—Ir en coche particular está bien, pero yendo en transporte público conoces gente.
No sé si Gregorio captó mi guiño a la frase de Woody Allen, puesto que el vaso se limitó a responderme con un circunspecto ajá. Odio ese tipo de lacónicas interjecciones, pero bastante hacía mi interlocutor respondiéndome, ya que llevaba muerto desde 2001, o eso afirmaba él, motivo por el cual llevaba desde aquel año internado en el psiquiátrico de Carfax. Era una persona agradable, que nunca se metía en problemas ni jamás elevaba el tono de voz, ya que sólo nos podíamos comunicar con él mediante una ouija que le había proporcionado el equipo médico.
—¿A ti también te pasa…te pasaba, perdón, como a Lepisma, eso de querer saber lo que lee la gente?
Gregorio movió el vaso con parsimonia hacia el SÍ; después lo giró, lo llenó con el contenido de una petaca que ocultaba bajo la ropa y tras echar un trago volvió a ponerlo en la tabla para continuar “hablando”.

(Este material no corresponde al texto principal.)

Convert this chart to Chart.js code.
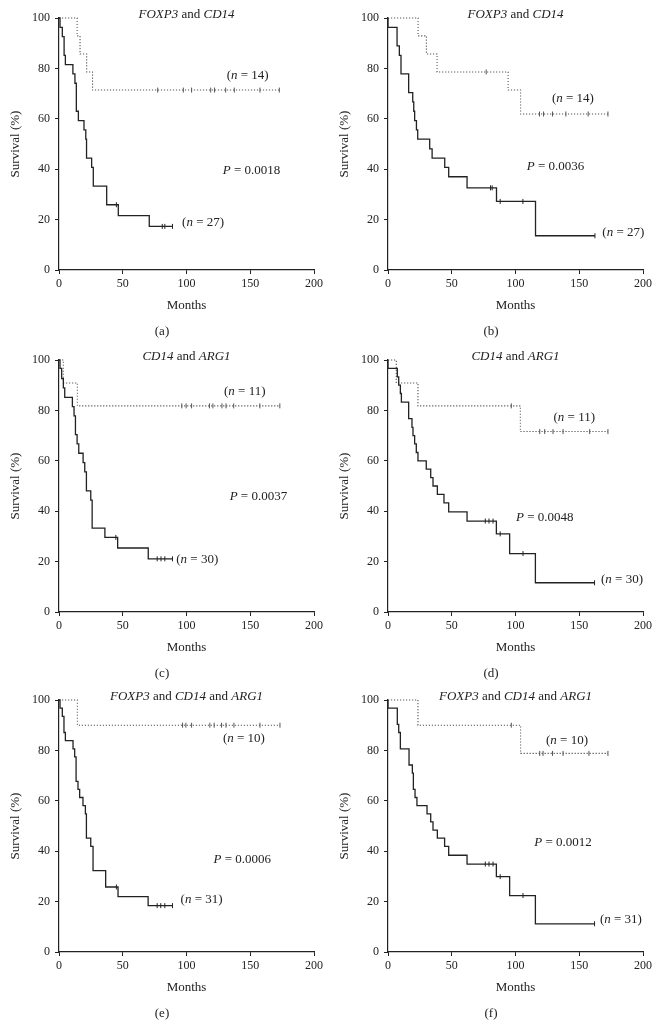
<!DOCTYPE html>
<html>
<head>
<meta charset="utf-8">
<script src="https://cdn.jsdelivr.net/npm/chart.js@4.4.1/dist/chart.umd.min.js"></script>
<style>
  html, body { margin: 0; padding: 0; background: #fff; }
  #page { position: relative; width: 660px; height: 1027px; overflow: hidden; }
  #page canvas { position: absolute; }
</style>
</head>
<body>
<div id="page"></div>
<script>
const INK = "#222";
const DOT_INK = "#555";
const SERIF = '"Liberation Serif", "Times New Roman", serif';

const monthTicks = [0, 50, 100, 150, 200];
const survivalTicks = [0, 20, 40, 60, 80, 100];

// (a) FOXP3 and CD14
const aSolidMonths = [0, 0.8, 2.6, 4.0, 5.0, 10.9, 12.5, 13.6, 15.2, 19.6, 21.0, 21.6, 25.6, 26.9, 37.4, 46.5, 70.8, 89];
const aSolidSurv   = [100, 96.3, 92.6, 85.2, 81.5, 77.8, 74.1, 63.0, 59.3, 55.6, 51.9, 44.4, 40.7, 33.3, 25.9, 21.6, 17.3, 17.3];
const aSolidCens   = [45, 81, 83, 89];
const aDotMonths   = [0, 14.2, 16.5, 21.7, 26.3, 172.8];
const aDotSurv     = [100, 92.9, 85.7, 78.6, 71.4, 71.4];
const aDotCens     = [77.4, 97.5, 104, 119, 122, 130.7, 137.5, 157.6, 172.8];

// (b) FOXP3 and CD14
const bSolidMonths = [0, 0, 7.1, 8.9, 10.2, 16.2, 19.4, 20.2, 20.9, 22.3, 23.3, 32.7, 34.6, 44.5, 47.6, 62, 85.1, 115.7, 162.3];
const bSolidSurv   = [100, 96.3, 88.9, 85.2, 77.8, 70.4, 66.7, 63.0, 59.3, 55.6, 51.9, 48.1, 44.4, 40.7, 37.0, 32.6, 27.2, 13.6, 13.6];
const bSolidCens   = [80.4, 81.7, 88, 105.8, 162.3];
const bDotMonths   = [0, 23.6, 30.1, 38.5, 94.2, 104, 172.5];
const bDotSurv     = [100, 92.9, 85.7, 78.6, 71.4, 61.9, 61.9];
const bDotCens     = [77, 118.8, 122, 129, 139.5, 157, 172.5];

// (c) CD14 and ARG1
const cSolidMonths = [0, 0.8, 2.1, 3.4, 4.5, 10.5, 11.8, 12.9, 14.2, 15.5, 18.9, 20.2, 21.5, 24.9, 26, 36, 46, 70, 89];
const cSolidSurv   = [100, 96.7, 92.6, 88.9, 85.2, 81.5, 77.8, 70.4, 66.7, 63.0, 59.3, 55.6, 48.1, 44.4, 33.3, 29.6, 25.4, 21.1, 21.1];
const cSolidCens   = [44.6, 77, 80, 83, 89];
const cDotMonths   = [0, 3.4, 14.4, 173.2];
const cDotSurv     = [100, 90.9, 81.8, 81.8];
const cDotCens     = [96.3, 99.7, 104, 118, 120.7, 127.8, 131, 137, 157.5, 173.2];

// (d) CD14 and ARG1
const dSolidMonths = [0, 0, 7.3, 8.4, 9.7, 10.5, 16.2, 18.8, 19.6, 20.9, 22.2, 23.5, 30, 33.5, 35.3, 38.7, 43.9, 47.6, 62, 85, 95.4, 115.6, 162];
const dSolidSurv   = [100, 96.7, 93.3, 90.0, 86.7, 83.3, 76.7, 73.3, 70.0, 66.7, 63.3, 60.0, 56.7, 53.3, 50.0, 46.7, 43.3, 39.7, 36.1, 31.0, 23.2, 11.6, 11.6];
const dSolidCens   = [76.3, 79.2, 82.4, 88, 105.9, 162];
const dDotMonths   = [0, 6.5, 23.5, 103.8, 172.5];
const dDotSurv     = [100, 90.9, 81.8, 71.6, 71.6];
const dDotCens     = [96.7, 119, 122.9, 129.4, 137.3, 158.2, 172.5];

// (e) FOXP3 and CD14 and ARG1
const eSolidMonths = [0, 0.8, 2.6, 3.9, 5, 11, 12.3, 13.4, 14.9, 16.2, 18.8, 20.7, 21.5, 24.9, 26.7, 36.6, 46.3, 69.9, 89];
const eSolidSurv   = [100, 96.8, 93.5, 87.1, 83.9, 80.6, 77.4, 67.7, 64.5, 61.3, 58.1, 54.8, 45.2, 41.9, 32.3, 25.8, 22.0, 18.4, 18.4];
const eSolidCens   = [45, 77, 79.8, 83, 89];
const eDotMonths   = [0, 14.4, 173.3];
const eDotSurv     = [100, 90, 90];
const eDotCens     = [96.9, 99.5, 104, 118.3, 121.7, 127.5, 131, 137.2, 157.6, 173.3];

// (f) FOXP3 and CD14 and ARG1
const fSolidMonths = [0, 0, 7.3, 8.4, 9.7, 16.5, 19.1, 19.9, 21.2, 22.7, 30.6, 33.5, 35.3, 38.7, 44.4, 47.6, 62, 85, 95.4, 115.6, 162];
const fSolidSurv   = [100, 96.8, 90.3, 87.1, 80.6, 74.2, 71.0, 64.5, 61.3, 58.1, 54.8, 51.6, 48.4, 45.2, 41.9, 38.4, 34.9, 29.9, 22.4, 11.2, 11.2];
const fSolidCens   = [76.3, 79.2, 82.4, 88, 105.9, 162];
const fDotMonths   = [0, 23.5, 104, 172.5];
const fDotSurv     = [100, 90, 78.8, 78.8];
const fDotCens     = [96.7, 119, 121.6, 129, 137.3, 157.6, 172.5];

const panelLetters = ["a", "b", "c", "d", "e", "f"];
const nSolid = [27, 27, 30, 30, 31, 31];
const nDot = [14, 14, 11, 11, 10, 10];
const pValues = ["0.0018", "0.0036", "0.0037", "0.0048", "0.0006", "0.0012"];
const genePairs = [
    ["FOXP3", "CD14"], ["FOXP3", "CD14"],
    ["CD14", "ARG1"], ["CD14", "ARG1"],
    ["FOXP3", "CD14", "ARG1"], ["FOXP3", "CD14", "ARG1"],
];

// where the in-plot notes sit, in data units: [nDot, P, nSolid]
const notePlace = [
    [[148, 77], [151, 39.4], [113, 18.7]],
    [[145, 68], [131.4, 41.2], [184.6, 14.9]],
    [[145.7, 87.5], [156.4, 45.9], [108.4, 20.8]],
    [[146.1, 77.3], [122.9, 37.6], [183.5, 12.9]],
    [[145, 84.8], [143.7, 36.7], [111.8, 20.8]],
    [[140.4, 83.8], [137.3, 43.3], [182.7, 12.7]],
];

const curves = [
    [aSolidMonths, aSolidSurv, aSolidCens, aDotMonths, aDotSurv, aDotCens],
    [bSolidMonths, bSolidSurv, bSolidCens, bDotMonths, bDotSurv, bDotCens],
    [cSolidMonths, cSolidSurv, cSolidCens, cDotMonths, cDotSurv, cDotCens],
    [dSolidMonths, dSolidSurv, dSolidCens, dDotMonths, dDotSurv, dDotCens],
    [eSolidMonths, eSolidSurv, eSolidCens, eDotMonths, eDotSurv, eDotCens],
    [fSolidMonths, fSolidSurv, fSolidCens, fDotMonths, fDotSurv, fDotCens],
];

function survAt(months, surv, t) {
    let v = surv[0];
    for (let i = 0; i < months.length; i++) {
        if (months[i] <= t) v = surv[i];
    }
    return v;
}

function fontStr(italic) {
    return (italic ? "italic " : "") + "13px " + SERIF;
}

// draw text made of [text, italic] parts, centred on cx
function drawRich(ctx, parts, cx, cy) {
    const widths = parts.map(([t, it]) => { ctx.font = fontStr(it); return ctx.measureText(t).width; });
    let x = cx - widths.reduce((a, b) => a + b, 0) / 2;
    parts.forEach(([t, it], i) => {
        ctx.font = fontStr(it);
        ctx.fillText(t, x, cy);
        x += widths[i];
    });
}

const notesPlugin = {
    id: "notes",
    afterDraw(chart, args, opts) {
        const { ctx, chartArea, scales } = chart;
        ctx.save();
        ctx.fillStyle = INK;
        ctx.textAlign = "left";
        ctx.textBaseline = "middle";
        drawRich(ctx, opts.title, (chartArea.left + chartArea.right) / 2, chartArea.top - 3);
        opts.items.forEach(it => {
            drawRich(ctx, it.parts, scales.x.getPixelForValue(it.x), scales.y.getPixelForValue(it.y));
        });
        drawRich(ctx, [[opts.label, false]], 162, 332);
        ctx.restore();
    },
};

function makePanel(idx) {
    const [sm, ss, sc, dm, ds, dc] = curves[idx];
    const place = notePlace[idx];
    const genes = genePairs[idx];
    const title = [];
    genes.forEach((g, i) => {
        if (i > 0) title.push([" and ", false]);
        title.push([g, true]);
    });

    const canvas = document.createElement("canvas");
    canvas.width = 330;
    canvas.height = 340;
    canvas.style.left = (idx % 2 === 0 ? 0 : 329) + "px";
    canvas.style.top = [0, 342, 682][Math.floor(idx / 2)] + "px";
    document.getElementById("page").appendChild(canvas);

    const axisFont = { family: SERIF, size: 12 };
    const titleFont = { family: SERIF, size: 13, lineHeight: 1.2 };

    new Chart(canvas.getContext("2d"), {
        type: "line",
        data: {
            datasets: [
                {
                    data: sm.map((m, i) => ({ x: m, y: ss[i] })),
                    stepped: true,
                    borderColor: INK, borderWidth: 1.3,
                    pointRadius: 0, fill: false,
                },
                {
                    data: dm.map((m, i) => ({ x: m, y: ds[i] })),
                    stepped: true,
                    borderColor: DOT_INK, borderWidth: 1.1,
                    borderDash: [1.2, 1.8],
                    pointRadius: 0, fill: false,
                },
                {
                    data: sc.map(t => ({ x: t, y: survAt(sm, ss, t) })),
                    showLine: false,
                    pointStyle: "line", pointRotation: 90, pointRadius: 2.5,
                    pointBorderColor: INK, pointBorderWidth: 1,
                },
                {
                    data: dc.map(t => ({ x: t, y: survAt(dm, ds, t) })),
                    showLine: false,
                    pointStyle: "line", pointRotation: 90, pointRadius: 2.5,
                    pointBorderColor: DOT_INK, pointBorderWidth: 1,
                },
            ],
        },
        options: {
            responsive: false,
            animation: false,
            events: [],
            clip: false,
            layout: { padding: { left: 0, top: 18, right: 16, bottom: 0 } },
            plugins: {
                legend: { display: false },
                tooltip: { enabled: false },
                notes: {
                    title: title,
                    label: "(" + panelLetters[idx] + ")",
                    items: [
                        { x: place[0][0], y: place[0][1], parts: [["(", false], ["n", true], [" = " + nDot[idx] + ")", false]] },
                        { x: place[1][0], y: place[1][1], parts: [["P", true], [" = " + pValues[idx], false]] },
                        { x: place[2][0], y: place[2][1], parts: [["(", false], ["n", true], [" = " + nSolid[idx] + ")", false]] },
                    ],
                },
            },
            scales: {
                x: {
                    type: "linear", min: 0, max: 200,
                    afterBuildTicks: s => { s.ticks = monthTicks.map(v => ({ value: v })); },
                    afterFit: s => { s.height = 70; },
                    ticks: { font: axisFont, color: INK, padding: 3, maxRotation: 0 },
                    grid: { drawOnChartArea: false, drawTicks: true, tickLength: 4, color: INK, lineWidth: 1 },
                    border: { display: true, color: INK, width: 1.2 },
                    title: { display: true, text: "Months", font: titleFont, color: INK, padding: { top: 0, bottom: 27 } },
                },
                y: {
                    type: "linear", min: 0, max: 100,
                    afterBuildTicks: s => { s.ticks = survivalTicks.map(v => ({ value: v })); },
                    afterFit: s => { s.width = 59; },
                    ticks: { font: axisFont, color: INK, padding: 5 },
                    grid: { drawOnChartArea: false, drawTicks: true, tickLength: 4, color: INK, lineWidth: 1 },
                    border: { display: true, color: INK, width: 1.2 },
                    title: { display: true, text: "Survival (%)", font: titleFont, color: INK, padding: { top: 8, bottom: 0 } },
                },
            },
        },
        plugins: [notesPlugin],
    });
}

panelLetters.forEach((_, i) => makePanel(i));
</script>
</body>
</html>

Y me explicó que la última vez que fisgó disimuladamente en el libro que leía un compañero de viaje no fue en un autobús, sino en un avión. Recordaba que estaban sobrevolando Nueva York y su compañero de asiento estaba visiblemente nervioso; como se estaba poniendo también él por no poder ver las tapas del libro, por más que lo intentaba. Recordaba que se veían las Torres Gemelas por la ventanilla cuando había decidido, saltándose las más elementales reglas del decoro, preguntarle abiertamente al pasajero por el título de la obra. Recordaba que finalmente no hizo falta, puesto que su compañero se levantó del asiento pidiendo disculpas mientras se dirigía a la cabina, y Gregorio pudo al fin mirar, y recordaba aún el título del libro: Cómo derrumbar rascacielos con un avión comercial: Guía para dummies.